Là-bas un peu de civisme et de bon sens pourraient faire économiser des milliards d’ariary, mais la fuite en avant continue !

Le Journal des archipels distribué dans le sud de la France

Terminons ce tour d’horizon par un grand bond 9000 kilomètres au nord.
Si nos îles de l’Indianocéanie sont parmi les plus belles du monde, c’est dans une des plus belles villes du monde que notre magazine est désormais distribué : Marseille.
A croire que notre magazine est attiré par les plus beaux coins de la planète (et les plus sympas) !
En tous cas, grâce à la confiance de la Coopérative des Messageries de Presse Méditerranée que nous remercions au passage, le Journal des Archipels est dès ce numéro disponible dans 90 points de vente autour du Grand Marseille : de Pertuis à Hyères en passant bien sûr par Toulon et Aix.
Il faut dire que la diaspora de nos îles est bien représentée en région PACA (Provence Alpes Côte d’Azur) et constituera un beau noyau de lecteurs.
Une chute qui nous ramène à notre problématique de la résilience abordée au début de cet éditorial. A Marseille, à la Rue Longue des Capucins précisément, ou encore du côté de Toulon, à La Garde précisément, il est aisé de se procurer des produits et épices de l’océan Indien. Et pas n’importe lesquels : bouchons et samoussas de La Réunion, brèdes mafane ou « petsa mena » (petites crevettes rouges) de Madagascar… jusqu’aux célèbres bières THB, Phoenix et même la Dodo lé là.
Des produits souvent difficiles à trouver d’une île à l’autre mais qui abondent en région provençale. Mais que font nos organismes dédiés à la coopération régionale ? Circulez y ‘a rien à voir !

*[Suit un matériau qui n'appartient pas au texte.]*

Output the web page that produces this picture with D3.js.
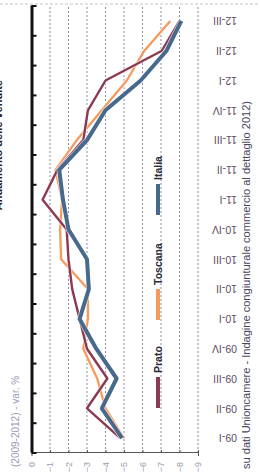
<!DOCTYPE html>
<html><head><meta charset="utf-8">
<script src="https://cdn.jsdelivr.net/npm/d3@7"></script>
<style>html,body{margin:0;padding:0;background:#fff;overflow:hidden}</style>
</head><body>
<svg id="c" width="260" height="476"></svg>
<script>
const categories = ["09-I","09-II","09-III","09-IV","10-I","10-II","10-III","10-IV","11-I","11-II","11-III","11-IV","12-I","12-II","12-III"];
const prato   = [-4.8,-3.0,-4.1,-3.0,-2.6,-2.2,-2.0,-1.9,-0.6,-1.4,-2.8,-3.05,-4.0,-7.05,-8.0];
const toscana = [-5.0,-4.0,-3.55,-2.8,-3.05,-3.05,-1.6,-1.55,-1.65,-1.3,-2.45,-3.8,-5.15,-6.1,-7.5];
const italia  = [-4.9,-3.8,-4.6,-3.5,-2.6,-3.1,-3.0,-2.0,-1.7,-1.5,-3.0,-4.0,-5.9,-7.3,-8.1];
const valueTicks = [0,-1,-2,-3,-4,-5,-6,-7,-8,-9];
const seriesNames = ["Prato","Toscana","Italia"];
const seriesColors = ["#8b3a52","#f59a5c","#47698c"];

const svg = d3.select("#c");
// chart drawn in its own (landscape) frame, then turned a quarter turn
const g = svg.append("g").attr("transform","translate(0,476) rotate(-90)");

const x = d3.scaleBand().domain(categories).range([23,470]).padding(0);
const y = d3.scaleLinear().domain([-9,0]).range([198,31.5]);

// faint frame line
g.append("line").attr("x1",472).attr("x2",472).attr("y1",0).attr("y2",260)
  .attr("stroke","#c8c0d0").attr("stroke-dasharray","3,2").attr("stroke-width",1);

// gridlines
g.append("g").selectAll("line").data(valueTicks.filter(d=>d!==0)).join("line")
  .attr("x1",23).attr("x2",470).attr("y1",d=>y(d)).attr("y2",d=>y(d))
  .attr("stroke","#8f88a0").attr("stroke-width",1).attr("stroke-dasharray","2,2");

// value axis
const ya = g.append("g").attr("transform","translate(23,0)")
  .call(d3.axisLeft(y).tickValues(valueTicks).tickSize(3).tickFormat(d=>d===0?"0":d3.format("d")(d)));
ya.select(".domain").attr("stroke","#555");
ya.selectAll(".tick line").attr("stroke","#555").attr("x2",3);
ya.selectAll(".tick text").attr("x",-9).attr("fill","#9a9ab0").attr("font-size","9px").attr("font-family","Liberation Sans, Arial, sans-serif");

// category axis (at zero, thick)
const xa = g.append("g").attr("transform",`translate(0,${y(0)})`)
  .call(d3.axisTop(x).tickSize(0).tickFormat(""));
xa.select(".domain").attr("stroke","#111").attr("stroke-width",3);
g.append("g").selectAll("line").data(d3.range(categories.length+1)).join("line")
  .attr("x1",i=>23+i*x.bandwidth()).attr("x2",i=>23+i*x.bandwidth())
  .attr("y1",y(0)).attr("y2",y(0)+5).attr("stroke","#111").attr("stroke-width",2);

// category labels
g.append("g").selectAll("text").data(categories).join("text")
  .attr("transform",d=>`translate(${x(d)+x.bandwidth()/2},237) rotate(-90)`)
  .attr("dy","0.35em").attr("text-anchor","start")
  .attr("font-size","10.5px").attr("font-family","Liberation Sans, Arial, sans-serif")
  .attr("fill","#5e4b63").text(d=>d);

// series
const line = d3.line().x((d,i)=>x(categories[i])+x.bandwidth()/2).y(d=>y(d));
const data = [toscana, prato, italia];
const cols = ["#f59a5c","#8b3a52","#47698c"];
const widths = [2.3,2.4,4];
data.forEach((s,k)=>{
  g.append("path").datum(s).attr("d",line).attr("fill","none")
   .attr("stroke","#fff").attr("stroke-width",widths[k]+1.5).attr("stroke-linejoin","round").attr("opacity",0.7);
  g.append("path").datum(s).attr("d",line).attr("fill","none")
   .attr("stroke",cols[k]).attr("stroke-width",widths[k]).attr("stroke-linejoin","round");
});

// legend
const legX = [68,156,261];
const lg = g.append("g");
seriesNames.forEach((n,i)=>{
  lg.append("line").attr("x1",legX[i]).attr("x2",legX[i]+31).attr("y1",158).attr("y2",158)
    .attr("stroke",seriesColors[i]).attr("stroke-width",4);
  lg.append("text").attr("x",legX[i]+35).attr("y",158).attr("dy","0.35em")
    .attr("font-size","10.5px").attr("font-weight","bold").attr("font-family","Liberation Sans, Arial, sans-serif")
    .attr("fill","#2b2b3b").text(n);
});

// title & subtitle (title mostly cut off at the edge, as in the reference)
g.append("text").attr("x",396).attr("y",2).attr("text-anchor","end")
  .attr("font-size","11px").attr("font-weight","bold").attr("font-family","Liberation Sans, Arial, sans-serif")
  .attr("fill","#222").text("Andamento delle vendite");
g.append("text").attr("x",9).attr("y",19).attr("text-anchor","start")
  .attr("font-size","10px").attr("font-family","Liberation Sans, Arial, sans-serif")
  .attr("fill","#9a9ab8").text("(2009-2012) - var. %");

// source
g.append("text").attr("x",7).attr("y",250).attr("text-anchor","start")
  .attr("textLength",368).attr("lengthAdjust","spacingAndGlyphs")
  .attr("font-size","10px").attr("font-family","Liberation Sans, Arial, sans-serif")
  .attr("fill","#4c4560").text("su dati Unioncamere - Indagine congiunturale commercio al dettaglio 2012)");
</script>
</body></html>
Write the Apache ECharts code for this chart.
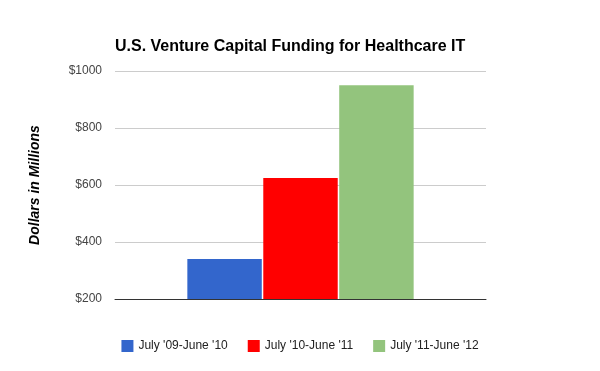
<!DOCTYPE html>
<html><head><meta charset="utf-8">
<script src="https://cdn.jsdelivr.net/npm/echarts@6/dist/echarts.min.js"></script>
<style>html,body{margin:0;padding:0;background:#fff}#c{width:600px;height:371px}</style>
</head><body><div id="c"></div>
<script>
const categories = [''];
const seriesNames = ["July '09-June '10", "July '10-June '11", "July '11-June '12"];
const seriesValues = [[340], [625], [950]];
const seriesColors = ['#3366cc', '#ff0000', '#93c47d'];
const yTicks = [200, 400, 600, 800, 1000];

const chart = echarts.init(document.getElementById('c'));
chart.setOption({
  animation: false,
  title: {
    text: 'U.S. Venture Capital Funding for Healthcare IT',
    left: 110, top: 34,
    textStyle: { fontFamily: 'Liberation Sans, Arial', fontSize: 16, fontWeight: 'bold', color: '#000' }
  },
  legend: {
    bottom: 14, left: 'center',
    itemWidth: 12, itemHeight: 12, itemGap: 20, icon: 'rect',
    textStyle: { fontFamily: 'Liberation Sans, Arial', fontSize: 12, color: '#222' },
    data: seriesNames
  },
  grid: { left: 115, right: 114, top: 71, bottom: 72, containLabel: false },
  xAxis: {
    type: 'category', data: categories,
    axisLine: { lineStyle: { color: '#333', width: 1 } },
    axisTick: { show: false }, axisLabel: { show: false }
  },
  yAxis: {
    type: 'value', min: yTicks[0], max: yTicks[yTicks.length - 1], interval: 200,
    name: 'Dollars in Millions', nameLocation: 'middle', nameGap: 73,
    nameTextStyle: { fontFamily: 'Liberation Sans, Arial', fontSize: 14, fontWeight: 'bold', fontStyle: 'italic', color: '#000' },
    axisLine: { show: false }, axisTick: { show: false },
    axisLabel: { formatter: v => '$' + v, margin: 13, color: '#444', fontFamily: 'Liberation Sans, Arial', fontSize: 12 },
    splitLine: { lineStyle: { color: '#cccccc', width: 1 } }
  },
  series: seriesNames.map((n, i) => ({
    name: n, type: 'bar', data: seriesValues[i],
    itemStyle: { color: seriesColors[i] },
    barGap: '2%', barCategoryGap: '39%'
  }))
});
</script></body></html>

*Le « Rapport Meadows » ou « Rapport du Club de Rome, les limites de la Croissance – 1972 » démontrait pour la première fois que la croissance ne pouvait être infinie dans un monde fini.
L’édition spéciale « Les limites à la croissance » de Dennis Meadows, Donelle Meadows, Jorgen Randers, vient de paraître aux éditions Rue de l’échiquier.